Given material:
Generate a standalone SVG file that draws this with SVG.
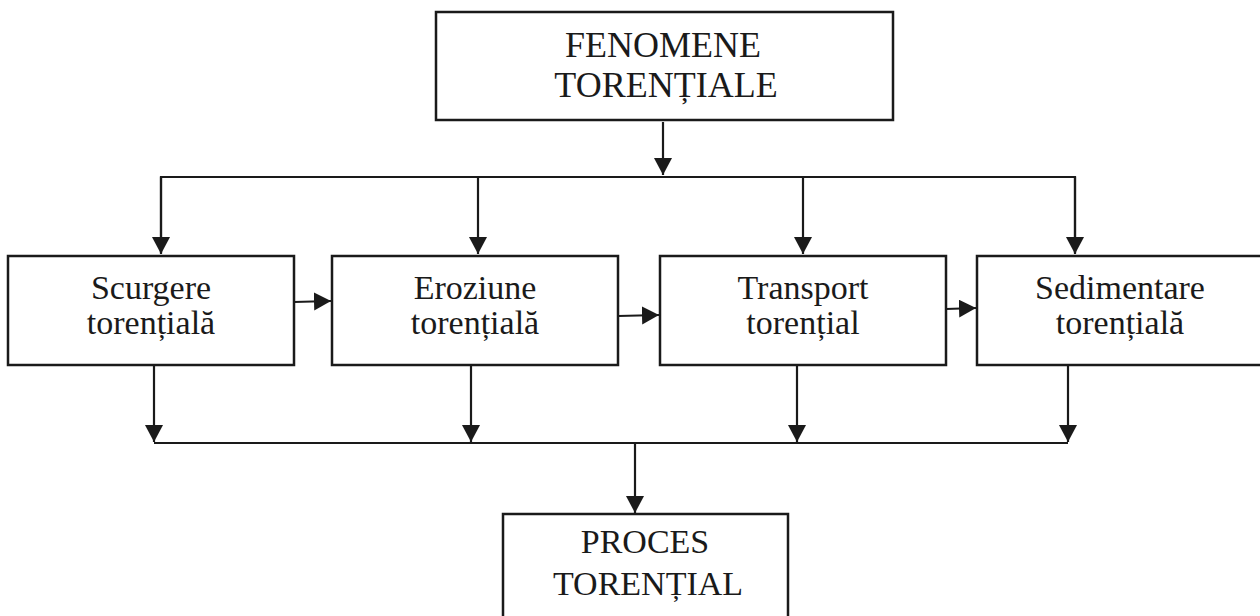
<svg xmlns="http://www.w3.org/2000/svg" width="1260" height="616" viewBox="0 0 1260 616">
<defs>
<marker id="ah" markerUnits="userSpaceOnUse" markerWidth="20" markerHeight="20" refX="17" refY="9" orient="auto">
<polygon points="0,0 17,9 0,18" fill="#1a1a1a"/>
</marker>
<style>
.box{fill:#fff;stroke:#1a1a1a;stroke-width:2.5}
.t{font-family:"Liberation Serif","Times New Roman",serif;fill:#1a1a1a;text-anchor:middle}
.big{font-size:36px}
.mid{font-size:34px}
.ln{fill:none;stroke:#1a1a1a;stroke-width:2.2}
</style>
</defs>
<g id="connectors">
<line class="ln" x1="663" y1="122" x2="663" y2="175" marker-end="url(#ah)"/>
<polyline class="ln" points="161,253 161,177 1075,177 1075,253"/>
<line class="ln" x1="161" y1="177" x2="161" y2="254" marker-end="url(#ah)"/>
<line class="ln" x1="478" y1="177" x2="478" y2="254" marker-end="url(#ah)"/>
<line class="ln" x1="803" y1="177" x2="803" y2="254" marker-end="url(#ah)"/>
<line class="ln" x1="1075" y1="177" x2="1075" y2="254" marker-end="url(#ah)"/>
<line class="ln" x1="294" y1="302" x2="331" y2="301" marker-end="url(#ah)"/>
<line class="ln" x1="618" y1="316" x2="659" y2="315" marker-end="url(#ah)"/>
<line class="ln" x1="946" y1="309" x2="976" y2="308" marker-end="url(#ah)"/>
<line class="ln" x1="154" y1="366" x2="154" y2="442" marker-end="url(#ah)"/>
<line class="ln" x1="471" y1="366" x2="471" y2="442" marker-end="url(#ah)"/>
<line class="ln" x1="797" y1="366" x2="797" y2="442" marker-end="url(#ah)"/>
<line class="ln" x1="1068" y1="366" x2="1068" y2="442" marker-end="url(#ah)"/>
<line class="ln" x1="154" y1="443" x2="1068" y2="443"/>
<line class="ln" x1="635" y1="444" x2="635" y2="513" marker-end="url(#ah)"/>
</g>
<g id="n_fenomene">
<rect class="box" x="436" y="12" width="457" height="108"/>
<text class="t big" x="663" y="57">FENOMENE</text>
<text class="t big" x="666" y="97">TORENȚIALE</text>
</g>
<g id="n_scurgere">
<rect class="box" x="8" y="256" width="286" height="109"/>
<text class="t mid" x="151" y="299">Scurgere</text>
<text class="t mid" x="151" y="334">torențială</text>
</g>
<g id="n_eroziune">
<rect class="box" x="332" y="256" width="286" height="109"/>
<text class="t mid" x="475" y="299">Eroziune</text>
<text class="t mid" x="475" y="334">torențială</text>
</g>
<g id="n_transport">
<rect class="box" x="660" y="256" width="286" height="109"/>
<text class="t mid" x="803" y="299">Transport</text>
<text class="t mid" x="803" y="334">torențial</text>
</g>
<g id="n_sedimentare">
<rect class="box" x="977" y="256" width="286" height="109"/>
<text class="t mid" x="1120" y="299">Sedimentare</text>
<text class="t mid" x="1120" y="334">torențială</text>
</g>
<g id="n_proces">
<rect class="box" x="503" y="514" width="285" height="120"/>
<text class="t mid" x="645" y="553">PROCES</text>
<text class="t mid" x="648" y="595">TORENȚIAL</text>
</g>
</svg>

Task instructions:
Reproduce the data word for word, excluding its pictures.

Written answer:
Generate a standalone SVG file that draws this with SVG.
<svg xmlns="http://www.w3.org/2000/svg" width="1260" height="616" viewBox="0 0 1260 616">
<defs>
<marker id="ah" markerUnits="userSpaceOnUse" markerWidth="20" markerHeight="20" refX="17" refY="9" orient="auto">
<polygon points="0,0 17,9 0,18" fill="#1a1a1a"/>
</marker>
<style>
.box{fill:#fff;stroke:#1a1a1a;stroke-width:2.5}
.t{font-family:"Liberation Serif","Times New Roman",serif;fill:#1a1a1a;text-anchor:middle}
.big{font-size:36px}
.mid{font-size:34px}
.ln{fill:none;stroke:#1a1a1a;stroke-width:2.2}
</style>
</defs>
<g id="connectors">
<line class="ln" x1="663" y1="122" x2="663" y2="175" marker-end="url(#ah)"/>
<polyline class="ln" points="161,253 161,177 1075,177 1075,253"/>
<line class="ln" x1="161" y1="177" x2="161" y2="254" marker-end="url(#ah)"/>
<line class="ln" x1="478" y1="177" x2="478" y2="254" marker-end="url(#ah)"/>
<line class="ln" x1="803" y1="177" x2="803" y2="254" marker-end="url(#ah)"/>
<line class="ln" x1="1075" y1="177" x2="1075" y2="254" marker-end="url(#ah)"/>
<line class="ln" x1="294" y1="302" x2="331" y2="301" marker-end="url(#ah)"/>
<line class="ln" x1="618" y1="316" x2="659" y2="315" marker-end="url(#ah)"/>
<line class="ln" x1="946" y1="309" x2="976" y2="308" marker-end="url(#ah)"/>
<line class="ln" x1="154" y1="366" x2="154" y2="442" marker-end="url(#ah)"/>
<line class="ln" x1="471" y1="366" x2="471" y2="442" marker-end="url(#ah)"/>
<line class="ln" x1="797" y1="366" x2="797" y2="442" marker-end="url(#ah)"/>
<line class="ln" x1="1068" y1="366" x2="1068" y2="442" marker-end="url(#ah)"/>
<line class="ln" x1="154" y1="443" x2="1068" y2="443"/>
<line class="ln" x1="635" y1="444" x2="635" y2="513" marker-end="url(#ah)"/>
</g>
<g id="n_fenomene">
<rect class="box" x="436" y="12" width="457" height="108"/>
<text class="t big" x="663" y="57">FENOMENE</text>
<text class="t big" x="666" y="97">TORENȚIALE</text>
</g>
<g id="n_scurgere">
<rect class="box" x="8" y="256" width="286" height="109"/>
<text class="t mid" x="151" y="299">Scurgere</text>
<text class="t mid" x="151" y="334">torențială</text>
</g>
<g id="n_eroziune">
<rect class="box" x="332" y="256" width="286" height="109"/>
<text class="t mid" x="475" y="299">Eroziune</text>
<text class="t mid" x="475" y="334">torențială</text>
</g>
<g id="n_transport">
<rect class="box" x="660" y="256" width="286" height="109"/>
<text class="t mid" x="803" y="299">Transport</text>
<text class="t mid" x="803" y="334">torențial</text>
</g>
<g id="n_sedimentare">
<rect class="box" x="977" y="256" width="286" height="109"/>
<text class="t mid" x="1120" y="299">Sedimentare</text>
<text class="t mid" x="1120" y="334">torențială</text>
</g>
<g id="n_proces">
<rect class="box" x="503" y="514" width="285" height="120"/>
<text class="t mid" x="645" y="553">PROCES</text>
<text class="t mid" x="648" y="595">TORENȚIAL</text>
</g>
</svg>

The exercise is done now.